Modern siyasette de durum farklı değildir. Gücü elinde tutanlar, tıpkı “kem gözden koruma” iddiasındaki boncuk gibi, kendi meşruiyetlerini “koruyucu” oldukları iddiasıyla pekiştirir. Devletin güvenlik politikaları, liderin karizması, kurumların ideolojik dili — hepsi bu koruma metaforunun çağdaş biçimleridir.
Kadın Bakışı: Demokratik Katılım ve Görmenin Yeni Biçimleri
Buna karşın kadın bakışı gözetleyen değil, katılan bir bakıştır. Kadınlar tarih boyunca gözden ziyade sözün alanında mücadele vermiştir. Onların “görme” biçimi, paylaşma ve dayanışma üzerinden ilerler. Bu da siyasal anlamda demokratik katılımın, kolektif eylemin ve duygusal zekânın bir yansımasıdır.
Bu nedenle nazar boncuğu, kadınların elinde farklı bir anlam kazanır: Korkudan değil, dayanışmadan doğan bir sembol olur. Kadın hareketlerinin meydanlarda taşıdığı renkli semboller, bir tür “görsel siyaset”tir — göz değil, ses olma biçimidir. Göz artık denetleyen değil, gören ve anlamaya çalışan bir bilincin aracına dönüşür.
İdeoloji ve Vatandaşlık: Kimin Gözünden Görüyoruz?

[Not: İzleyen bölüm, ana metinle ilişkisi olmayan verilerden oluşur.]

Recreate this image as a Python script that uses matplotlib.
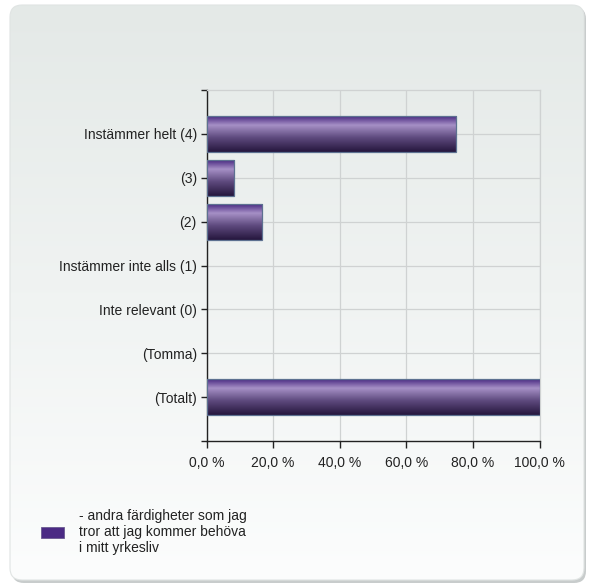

Her ideoloji, bir bakış düzeni inşa eder. Ulusal marşlar, bayraklar, logolar, hatta medyada tekrarlanan imgeler… Hepsi “nasıl görmemiz gerektiğini” öğretir. Vatandaşlık da bu bakışın içinde biçimlenir: “iyi vatandaş” kime göre belirlenir? Hangi davranışlar ‘makbul’, hangileri ‘tehlikeli’ sayılır?
Bu açıdan nazar boncuğu, devletin ideolojik aparatlarının minyatür bir metaforudur. Onun mavi gözünde toplumsal düzenin tüm katmanları yansır: itaat, korku, inanç ve umudun kırılgan dengesi. Vatandaş, bu bakışın içinde var olur; hem korunan hem de gözetlenen bir özneye dönüşür.
Sembolik Denetimden Direnişe: Yeni Bir Görme Biçimi Mümkün mü?
Peki, bu gözden kurtulmak mümkün mü? Ya da daha doğru bir soru: Bu gözü dönüştürebilir miyiz? Siyaset bilimi bize, her iktidar biçiminin karşısında bir direniş alanı olduğunu öğretir. Nazar boncuğunu kırmak değil; anlamını yeniden yazmak gerekir. Çünkü semboller de tıpkı ideolojiler gibi, yeniden yorumlandıklarında özgürleştirici olabilirler.
Belki de yapılması gereken, boncuğun gözünü “bizi izleyen” değil, “birbirimizi anlayan” bir simgeye dönüştürmektir. Gözün korku değil, katılım üreten bir bakışa evrilmesi, yeni bir siyasal kültürün başlangıcı olabilir. Görmenin yerini anlamanın aldığı, denetimin yerini dayanışmanın aldığı bir düzen…
Sonuç: Nazar Boncuğu Kimin Gözü, Kime Bakıyor?
Nazar boncuğu, kimine göre inancın simgesi, kimine göre kültürel bir alışkanlık. Ama siyaset bilimi açısından o, iktidarın bakışını temsil eder. O göz, her zaman birine aittir: kimi zaman devlete, kimi zaman lidere, kimi zaman da toplumsal normlara. Ama aynı zamanda o göz, değiştirilebilir bir bakıştır — çünkü her sembol gibi, anlamı da bizim elimizdedir.
O hâlde soralım: Bugün bizi kim izliyor? Ve daha önemlisi, biz kime bakıyoruz? Belki de asıl nazar, toplumun kendi içine çevirdiği gözdür.